Given task:
Every line below should be copied exactly; drop the pictures.

Information shown:
+ + + +

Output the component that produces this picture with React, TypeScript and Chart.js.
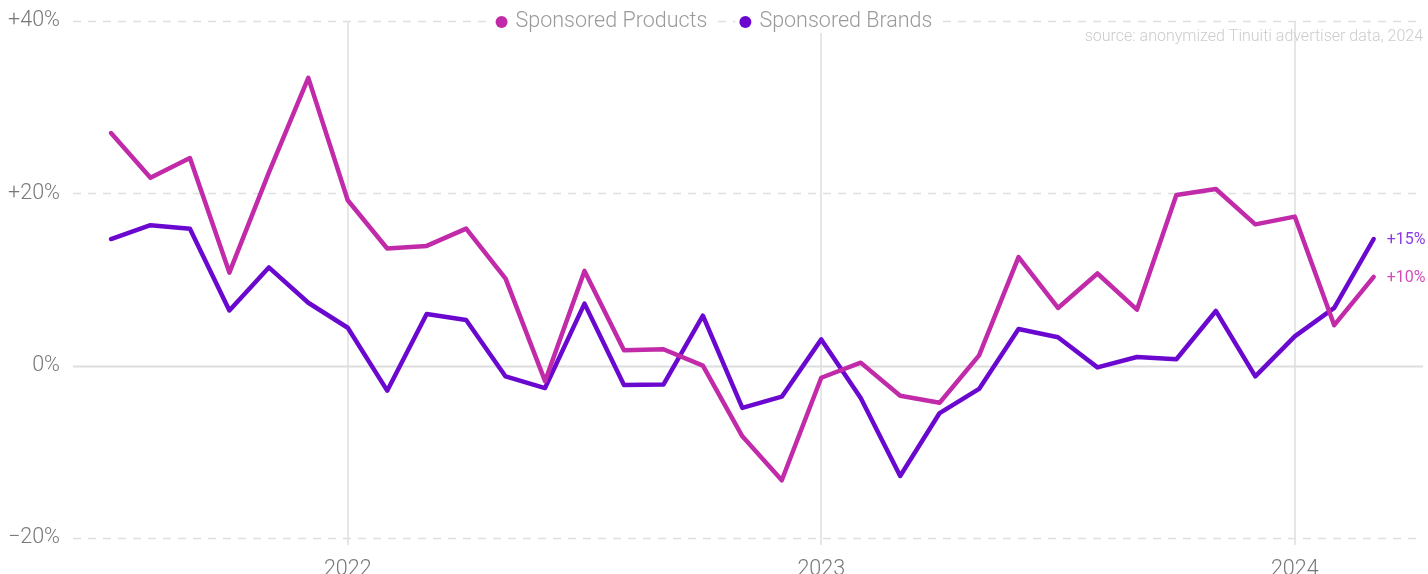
import React, { useEffect, useRef } from "react";
import { Chart, registerables } from "chart.js";

Chart.register(...registerables);

const months = [
  "Jul 2021", "Aug 2021", "Sep 2021", "Oct 2021", "Nov 2021", "Dec 2021",
  "Jan 2022", "Feb 2022", "Mar 2022", "Apr 2022", "May 2022", "Jun 2022",
  "Jul 2022", "Aug 2022", "Sep 2022", "Oct 2022", "Nov 2022", "Dec 2022",
  "Jan 2023", "Feb 2023", "Mar 2023", "Apr 2023", "May 2023", "Jun 2023",
  "Jul 2023", "Aug 2023", "Sep 2023", "Oct 2023", "Nov 2023", "Dec 2023",
  "Jan 2024", "Feb 2024", "Mar 2024",
];

const sponsoredProducts = [
  27.0, 21.8, 24.1, 10.8, 22.4, 33.4, 19.2, 13.6, 13.9, 15.9, 10.1, -1.8,
  11.0, 1.8, 1.9, 0.0, -8.2, -13.3, -1.4, 0.35, -3.5, -4.3, 1.2, 12.6,
  6.7, 10.7, 6.5, 19.8, 20.5, 16.4, 17.3, 4.7, 10.3,
];

const sponsoredBrands = [
  14.7, 16.3, 15.9, 6.4, 11.4, 7.3, 4.4, -2.9, 6.0, 5.3, -1.25, -2.6,
  7.2, -2.25, -2.2, 5.8, -4.9, -3.6, 3.05, -3.75, -12.8, -5.5, -2.7, 4.25,
  3.3, -0.2, 1.0, 0.75, 6.35, -1.25, 3.4, 6.7, 14.7,
];

const yTickValues = [-20, 0, 20, 40];
const yTickLabels = ["\u221220%", "0%", "+20%", "+40%"];
const seriesNames = ["Sponsored Products", "Sponsored Brands"];
const seriesColors = ["#c12aa8", "#6a08d0"];
const endLabelColors = ["#d44cbc", "#8a3ae6"];
const sourceText = "source: anonymized Tinuiti advertiser data, 2024";

const FONT = "Roboto, 'Noto Sans', sans-serif";

export default function App() {
  const canvasRef = useRef<HTMLCanvasElement | null>(null);

  useEffect(() => {
    document.body.style.margin = "0";
    const canvas = canvasRef.current;
    if (!canvas) return;

    const yearTicks = months
      .map((m, i) => ({ m, i }))
      .filter((o) => o.m.startsWith("Jan"))
      .map((o) => ({ value: o.i, label: o.m.split(" ")[1] }));

    const hGridPlugin = {
      id: "hgrid",
      beforeDatasetsDraw(chart: any) {
        const { ctx, chartArea, scales } = chart;
        const ys = scales.y;
        ctx.save();
        yTickValues.forEach((v) => {
          const y = Math.round(ys.getPixelForValue(v)) + 0.5;
          ctx.beginPath();
          if (v === 0) {
            ctx.setLineDash([]);
            ctx.lineWidth = 2;
            ctx.strokeStyle = "#dddddd";
          } else {
            ctx.setLineDash([8, 7]);
            ctx.lineWidth = 1.5;
            ctx.strokeStyle = "#e0e0e0";
          }
          ctx.moveTo(chartArea.left, y);
          ctx.lineTo(chartArea.right, y);
          ctx.stroke();
        });
        ctx.restore();
      },
    };

    const overlayPlugin = {
      id: "overlay",
      afterDraw(chart: any) {
        const { ctx, chartArea, width } = chart;
        ctx.save();
        // legend
        ctx.font = `300 21.5px ${FONT}`;
        const dotR = 6;
        const dotGap = 8;
        const itemGap = 32;
        const widths = seriesNames.map((n) => dotR * 2 + dotGap + ctx.measureText(n).width);
        const total = widths.reduce((a, b) => a + b, 0) + itemGap * (seriesNames.length - 1);
        let x = width / 2 - total / 2;
        const ly = chartArea.top;
        seriesNames.forEach((n, i) => {
          ctx.fillStyle = "#ffffff";
          ctx.fillRect(x - 4, ly - 12, widths[i] + 8, 24);
          ctx.beginPath();
          ctx.fillStyle = seriesColors[i];
          ctx.arc(x + dotR, ly + 1, dotR, 0, Math.PI * 2);
          ctx.fill();
          ctx.fillStyle = "#9a9a9a";
          ctx.textAlign = "left";
          ctx.textBaseline = "middle";
          ctx.fillText(n, x + dotR * 2 + dotGap, ly + 1);
          x += widths[i] + itemGap;
        });
        // source
        ctx.font = `300 16px ${FONT}`;
        ctx.fillStyle = "#cccccc";
        ctx.textAlign = "right";
        ctx.textBaseline = "middle";
        ctx.fillText(sourceText, chartArea.right, chartArea.top + 16);
        // end labels
        ctx.font = `400 16px ${FONT}`;
        ctx.textAlign = "left";
        chart.data.datasets.forEach((ds: any, i: number) => {
          const meta = chart.getDatasetMeta(i);
          const pt = meta.data[meta.data.length - 1];
          const v = ds.data[ds.data.length - 1].y;
          const txt = (v >= 0 ? "+" : "\u2212") + Math.abs(Math.round(v)) + "%";
          ctx.fillStyle = endLabelColors[i];
          ctx.fillText(txt, pt.x + 13, pt.y + 1);
        });
        ctx.restore();
      },
    };

    const chart = new Chart(canvas, {
      type: "line",
      data: {
        datasets: [sponsoredProducts, sponsoredBrands].map((vals, i) => ({
          label: seriesNames[i],
          data: vals.map((v, j) => ({ x: j, y: v })),
          borderColor: seriesColors[i],
          backgroundColor: seriesColors[i],
          borderWidth: 4.5,
          pointRadius: 0,
          pointHoverRadius: 0,
          tension: 0,
          fill: false,
          borderJoinStyle: "round" as const,
          borderCapStyle: "round" as const,
        })),
      },
      options: {
        responsive: false,
        animation: false,
        layout: { padding: { top: 21, right: 5, left: 0, bottom: 0 } },
        plugins: {
          legend: { display: false },
          tooltip: { enabled: false },
        },
        scales: {
          x: {
            type: "linear",
            min: -0.963,
            max: 33.25,
            afterBuildTicks(scale: any) {
              scale.ticks = yearTicks.map((t) => ({ value: t.value }));
            },
            afterFit(scale: any) {
              scale.height = 36;
              scale.paddingLeft = 0;
              scale.paddingRight = 0;
            },
            ticks: {
              callback: (val: any) => {
                const t = yearTicks.find((o) => o.value === val);
                return t ? t.label : "";
              },
              font: { family: FONT, size: 21.5, weight: "300" as any },
              color: "#777777",
              padding: 12,
              maxRotation: 0,
            },
            grid: {
              color: "#e6e6e6",
              lineWidth: 2,
              drawTicks: true,
              tickLength: 7,
            },
            border: { display: false },
          },
          y: {
            type: "linear",
            min: -20,
            max: 40,
            afterBuildTicks(scale: any) {
              scale.ticks = yTickValues.map((v) => ({ value: v }));
            },
            afterFit(scale: any) {
              scale.width = 73;
              scale.paddingTop = 0;
              scale.paddingBottom = 0;
            },
            ticks: {
              callback: (val: any) => {
                const idx = yTickValues.indexOf(val);
                return idx >= 0 ? yTickLabels[idx] : "";
              },
              font: { family: FONT, size: 21.5, weight: "300" as any },
              color: "#777777",
              padding: 13,
            },
            grid: { display: false, drawTicks: false },
            border: { display: false },
          },
        },
      },
      plugins: [hGridPlugin, overlayPlugin],
    } as any);

    return () => chart.destroy();
  }, []);

  return (
    <div style={{ width: 1428, height: 574 }}>
      <canvas ref={canvasRef} width={1428} height={574} style={{ display: "block" }} />
    </div>
  );
}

+ + + +

Output for this task:
Output the component that produces this picture with React, TypeScript and Chart.js.
import React, { useEffect, useRef } from "react";
import { Chart, registerables } from "chart.js";

Chart.register(...registerables);

const months = [
  "Jul 2021", "Aug 2021", "Sep 2021", "Oct 2021", "Nov 2021", "Dec 2021",
  "Jan 2022", "Feb 2022", "Mar 2022", "Apr 2022", "May 2022", "Jun 2022",
  "Jul 2022", "Aug 2022", "Sep 2022", "Oct 2022", "Nov 2022", "Dec 2022",
  "Jan 2023", "Feb 2023", "Mar 2023", "Apr 2023", "May 2023", "Jun 2023",
  "Jul 2023", "Aug 2023", "Sep 2023", "Oct 2023", "Nov 2023", "Dec 2023",
  "Jan 2024", "Feb 2024", "Mar 2024",
];

const sponsoredProducts = [
  27.0, 21.8, 24.1, 10.8, 22.4, 33.4, 19.2, 13.6, 13.9, 15.9, 10.1, -1.8,
  11.0, 1.8, 1.9, 0.0, -8.2, -13.3, -1.4, 0.35, -3.5, -4.3, 1.2, 12.6,
  6.7, 10.7, 6.5, 19.8, 20.5, 16.4, 17.3, 4.7, 10.3,
];

const sponsoredBrands = [
  14.7, 16.3, 15.9, 6.4, 11.4, 7.3, 4.4, -2.9, 6.0, 5.3, -1.25, -2.6,
  7.2, -2.25, -2.2, 5.8, -4.9, -3.6, 3.05, -3.75, -12.8, -5.5, -2.7, 4.25,
  3.3, -0.2, 1.0, 0.75, 6.35, -1.25, 3.4, 6.7, 14.7,
];

const yTickValues = [-20, 0, 20, 40];
const yTickLabels = ["\u221220%", "0%", "+20%", "+40%"];
const seriesNames = ["Sponsored Products", "Sponsored Brands"];
const seriesColors = ["#c12aa8", "#6a08d0"];
const endLabelColors = ["#d44cbc", "#8a3ae6"];
const sourceText = "source: anonymized Tinuiti advertiser data, 2024";

const FONT = "Roboto, 'Noto Sans', sans-serif";

export default function App() {
  const canvasRef = useRef<HTMLCanvasElement | null>(null);

  useEffect(() => {
    document.body.style.margin = "0";
    const canvas = canvasRef.current;
    if (!canvas) return;

    const yearTicks = months
      .map((m, i) => ({ m, i }))
      .filter((o) => o.m.startsWith("Jan"))
      .map((o) => ({ value: o.i, label: o.m.split(" ")[1] }));

    const hGridPlugin = {
      id: "hgrid",
      beforeDatasetsDraw(chart: any) {
        const { ctx, chartArea, scales } = chart;
        const ys = scales.y;
        ctx.save();
        yTickValues.forEach((v) => {
          const y = Math.round(ys.getPixelForValue(v)) + 0.5;
          ctx.beginPath();
          if (v === 0) {
            ctx.setLineDash([]);
            ctx.lineWidth = 2;
            ctx.strokeStyle = "#dddddd";
          } else {
            ctx.setLineDash([8, 7]);
            ctx.lineWidth = 1.5;
            ctx.strokeStyle = "#e0e0e0";
          }
          ctx.moveTo(chartArea.left, y);
          ctx.lineTo(chartArea.right, y);
          ctx.stroke();
        });
        ctx.restore();
      },
    };

    const overlayPlugin = {
      id: "overlay",
      afterDraw(chart: any) {
        const { ctx, chartArea, width } = chart;
        ctx.save();
        // legend
        ctx.font = `300 21.5px ${FONT}`;
        const dotR = 6;
        const dotGap = 8;
        const itemGap = 32;
        const widths = seriesNames.map((n) => dotR * 2 + dotGap + ctx.measureText(n).width);
        const total = widths.reduce((a, b) => a + b, 0) + itemGap * (seriesNames.length - 1);
        let x = width / 2 - total / 2;
        const ly = chartArea.top;
        seriesNames.forEach((n, i) => {
          ctx.fillStyle = "#ffffff";
          ctx.fillRect(x - 4, ly - 12, widths[i] + 8, 24);
          ctx.beginPath();
          ctx.fillStyle = seriesColors[i];
          ctx.arc(x + dotR, ly + 1, dotR, 0, Math.PI * 2);
          ctx.fill();
          ctx.fillStyle = "#9a9a9a";
          ctx.textAlign = "left";
          ctx.textBaseline = "middle";
          ctx.fillText(n, x + dotR * 2 + dotGap, ly + 1);
          x += widths[i] + itemGap;
        });
        // source
        ctx.font = `300 16px ${FONT}`;
        ctx.fillStyle = "#cccccc";
        ctx.textAlign = "right";
        ctx.textBaseline = "middle";
        ctx.fillText(sourceText, chartArea.right, chartArea.top + 16);
        // end labels
        ctx.font = `400 16px ${FONT}`;
        ctx.textAlign = "left";
        chart.data.datasets.forEach((ds: any, i: number) => {
          const meta = chart.getDatasetMeta(i);
          const pt = meta.data[meta.data.length - 1];
          const v = ds.data[ds.data.length - 1].y;
          const txt = (v >= 0 ? "+" : "\u2212") + Math.abs(Math.round(v)) + "%";
          ctx.fillStyle = endLabelColors[i];
          ctx.fillText(txt, pt.x + 13, pt.y + 1);
        });
        ctx.restore();
      },
    };

    const chart = new Chart(canvas, {
      type: "line",
      data: {
        datasets: [sponsoredProducts, sponsoredBrands].map((vals, i) => ({
          label: seriesNames[i],
          data: vals.map((v, j) => ({ x: j, y: v })),
          borderColor: seriesColors[i],
          backgroundColor: seriesColors[i],
          borderWidth: 4.5,
          pointRadius: 0,
          pointHoverRadius: 0,
          tension: 0,
          fill: false,
          borderJoinStyle: "round" as const,
          borderCapStyle: "round" as const,
        })),
      },
      options: {
        responsive: false,
        animation: false,
        layout: { padding: { top: 21, right: 5, left: 0, bottom: 0 } },
        plugins: {
          legend: { display: false },
          tooltip: { enabled: false },
        },
        scales: {
          x: {
            type: "linear",
            min: -0.963,
            max: 33.25,
            afterBuildTicks(scale: any) {
              scale.ticks = yearTicks.map((t) => ({ value: t.value }));
            },
            afterFit(scale: any) {
              scale.height = 36;
              scale.paddingLeft = 0;
              scale.paddingRight = 0;
            },
            ticks: {
              callback: (val: any) => {
                const t = yearTicks.find((o) => o.value === val);
                return t ? t.label : "";
              },
              font: { family: FONT, size: 21.5, weight: "300" as any },
              color: "#777777",
              padding: 12,
              maxRotation: 0,
            },
            grid: {
              color: "#e6e6e6",
              lineWidth: 2,
              drawTicks: true,
              tickLength: 7,
            },
            border: { display: false },
          },
          y: {
            type: "linear",
            min: -20,
            max: 40,
            afterBuildTicks(scale: any) {
              scale.ticks = yTickValues.map((v) => ({ value: v }));
            },
            afterFit(scale: any) {
              scale.width = 73;
              scale.paddingTop = 0;
              scale.paddingBottom = 0;
            },
            ticks: {
              callback: (val: any) => {
                const idx = yTickValues.indexOf(val);
                return idx >= 0 ? yTickLabels[idx] : "";
              },
              font: { family: FONT, size: 21.5, weight: "300" as any },
              color: "#777777",
              padding: 13,
            },
            grid: { display: false, drawTicks: false },
            border: { display: false },
          },
        },
      },
      plugins: [hGridPlugin, overlayPlugin],
    } as any);

    return () => chart.destroy();
  }, []);

  return (
    <div style={{ width: 1428, height: 574 }}>
      <canvas ref={canvasRef} width={1428} height={574} style={{ display: "block" }} />
    </div>
  );
}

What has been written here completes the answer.